What this task involves:
From the first line of the listing below to the line with "of Licensed Adult", print each line exactly, and nothing more. Leave out the pictures.

○ ○ ○ ○ ○

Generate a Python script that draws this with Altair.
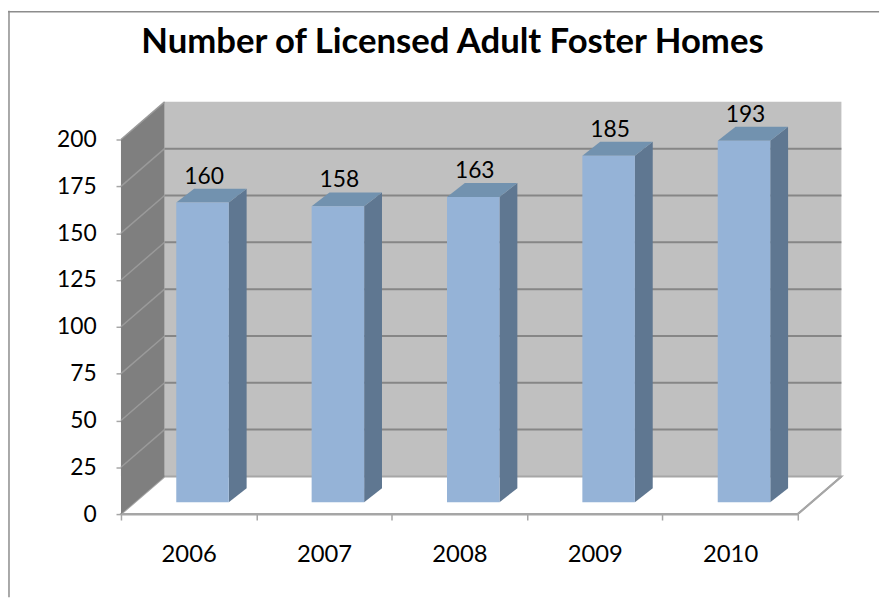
import json
import altair as alt
import pandas as pd

# ---- data ----
years = ["2006", "2007", "2008", "2009", "2010"]
homes = [160, 158, 163, 185, 193]
y_ticks = [0, 25, 50, 75, 100, 125, 150, 175, 200]
grid_levels = [25, 50, 75, 100, 125, 150, 175]
title_text = "Number of Licensed Adult Foster Homes"

# ---- layout / style ----
W, H = 683, 378
N = len(years)
YMAX = 200
ux = N / W          # data units per pixel (x)
uy = YMAX / H       # data units per pixel (y)

WALL_DX, WALL_DY = 44 * ux, 38 * uy
BASE_DX, BASE_DY = 14 * ux, 12 * uy
BAR_DX, BAR_DY = 18 * ux, 14 * uy
BAR_HALF = 26.5 * ux

FONT = "Lato"
FRONT = "#95B3D7"
SIDE = "#5F7791"
TOP = "#7292AF"
WALL_BACK = "#C0C0C0"
WALL_SIDE = "#7F7F7F"
GRID = "#868686"
EDGE = "#A6A6A6"

xs = alt.Scale(domain=[0, N], nice=False, zero=False)
ys = alt.Scale(domain=[0, YMAX], nice=False, zero=False)

# ---- tables built from the arrays ----
front_rows, side_rows, top_rows, label_rows = [], [], [], []
for i, (yr, v) in enumerate(zip(years, homes)):
    c = i + 0.5 + BASE_DX
    L, R = c - BAR_HALF, c + BAR_HALF
    front_rows.append(dict(year=yr, x=L, x2=R, y=BASE_DY, y2=v + BASE_DY))
    side_rows.append(dict(year=yr, x=R, y=BASE_DY, y2=v + BASE_DY))
    side_rows.append(dict(year=yr, x=R + BAR_DX, y=BASE_DY + BAR_DY, y2=v + BASE_DY + BAR_DY))
    top_rows.append(dict(year=yr, y=v + BASE_DY, x=L, x2=R))
    top_rows.append(dict(year=yr, y=v + BASE_DY + BAR_DY, x=L + BAR_DX, x2=R + BAR_DX))
    label_rows.append(dict(year=yr, x=c + 1.5 * ux, y=v + BASE_DY + BAR_DY, value=v))

front_df = pd.DataFrame(front_rows)
side_df = pd.DataFrame(side_rows)
top_df = pd.DataFrame(top_rows)
label_df = pd.DataFrame(label_rows)

back_df = pd.DataFrame([dict(x=WALL_DX, x2=N + WALL_DX, y=WALL_DY, y2=YMAX + WALL_DY)])
grid_df = pd.DataFrame([dict(x=WALL_DX, x2=N + WALL_DX, y=g + WALL_DY) for g in grid_levels])
floor_df = pd.DataFrame([dict(y=0, x=0, x2=N), dict(y=WALL_DY, x=WALL_DX, x2=N + WALL_DX)])
sidewall_df = pd.DataFrame([dict(x=0, y=0, y2=YMAX), dict(x=WALL_DX, y=WALL_DY, y2=YMAX + WALL_DY)])
sidegrid_df = pd.DataFrame([dict(x=0, x2=WALL_DX, y=g, y2=g + WALL_DY) for g in y_ticks[1:]])
floor_edge_df = pd.DataFrame([dict(x=N, x2=N + WALL_DX, y=0, y2=WALL_DY)])

x_label_expr = f"datum.value < {N} ? {json.dumps(years)}[datum.value] : ''"

x_axis = alt.Axis(values=list(range(N + 1)), labelExpr=x_label_expr, title=None,
                  grid=False, labelOffset=W / N / 2, labelPadding=23,
                  labelFont=FONT, labelFontSize=24, labelColor="black",
                  tickSize=6, tickColor=EDGE, tickWidth=1.5,
                  domainColor=EDGE, domainWidth=2, labelFlush=False)
y_axis = alt.Axis(values=y_ticks, title=None, grid=False, domain=False,
                  tickSize=5, tickColor=EDGE, tickWidth=1.5, labelPadding=20,
                  labelFont=FONT, labelFontSize=23, labelColor="black")


def X(field):
    return alt.X(field, scale=xs, axis=x_axis)


def Y(field):
    return alt.Y(field, scale=ys, axis=y_axis)


back = alt.Chart(back_df).mark_rect(fill=WALL_BACK).encode(
    x=X("x:Q"), x2="x2:Q", y=Y("y:Q"), y2="y2:Q")

grid = alt.Chart(grid_df).mark_rule(color=GRID, strokeWidth=2).encode(
    x=X("x:Q"), x2="x2:Q", y=Y("y:Q"))

floor = alt.Chart(floor_df).mark_area(orient="horizontal", fill="white",
                                      stroke=EDGE, strokeWidth=2).encode(
    y=Y("y:Q"), x=X("x:Q"), x2="x2:Q")

sidewall = alt.Chart(sidewall_df).mark_area(fill=WALL_SIDE).encode(
    x=X("x:Q"), y=Y("y:Q"), y2="y2:Q")

sidegrid = alt.Chart(sidegrid_df).mark_rule(color="#9A9A9A", strokeWidth=1.5).encode(
    x=X("x:Q"), x2="x2:Q", y=Y("y:Q"), y2="y2:Q")

floor_edge = alt.Chart(floor_edge_df).mark_rule(color=EDGE, strokeWidth=2).encode(
    x=X("x:Q"), x2="x2:Q", y=Y("y:Q"), y2="y2:Q")

bar_side = alt.Chart(side_df).mark_area(fill=SIDE).encode(
    x=X("x:Q"), y=Y("y:Q"), y2="y2:Q", detail="year:N")

bar_top = alt.Chart(top_df).mark_area(orient="horizontal", fill=TOP).encode(
    y=Y("y:Q"), x=X("x:Q"), x2="x2:Q", detail="year:N")

bar_front = alt.Chart(front_df).mark_rect(fill=FRONT).encode(
    x=X("x:Q"), x2="x2:Q", y=Y("y:Q"), y2="y2:Q")

labels = alt.Chart(label_df).mark_text(font=FONT, fontSize=23, color="black",
                                       baseline="alphabetic", dy=-5).encode(
    x=X("x:Q"), y=Y("y:Q"), text="value:Q")

frame_df = pd.DataFrame([dict(k="frame")])
frame_left = alt.Chart(frame_df).mark_rule(color="#8C8C8C", strokeWidth=1.5).encode(
    x=alt.value(-113), x2=alt.value(-113), y=alt.value(-130), y2=alt.value(H + 84))
frame_top = alt.Chart(frame_df).mark_rule(color="#8C8C8C", strokeWidth=1.5).encode(
    x=alt.value(-114), x2=alt.value(W + 82), y=alt.value(-129), y2=alt.value(-129))

chart = alt.layer(
    back, grid, floor, sidewall, sidegrid, floor_edge,
    bar_side, bar_top, bar_front, labels, frame_left, frame_top
).properties(
    width=W, height=H,
    title=alt.TitleParams(title_text, font=FONT, fontSize=35, fontWeight="bold",
                          color="black", anchor="middle", dx=-7, offset=-78,
                          baseline="alphabetic"),
    autosize=alt.AutoSizeParams(type="none"),
    padding={"left": 114, "top": 130, "right": 89, "bottom": 84},
).configure_view(stroke=None)

chart.save("out.html", embed_options={"renderer": "svg", "actions": False})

○ ○ ○ ○ ○

Written response:
Generate a Python script that draws this with Altair.
import json
import altair as alt
import pandas as pd

# ---- data ----
years = ["2006", "2007", "2008", "2009", "2010"]
homes = [160, 158, 163, 185, 193]
y_ticks = [0, 25, 50, 75, 100, 125, 150, 175, 200]
grid_levels = [25, 50, 75, 100, 125, 150, 175]
title_text = "Number of Licensed Adult Foster Homes"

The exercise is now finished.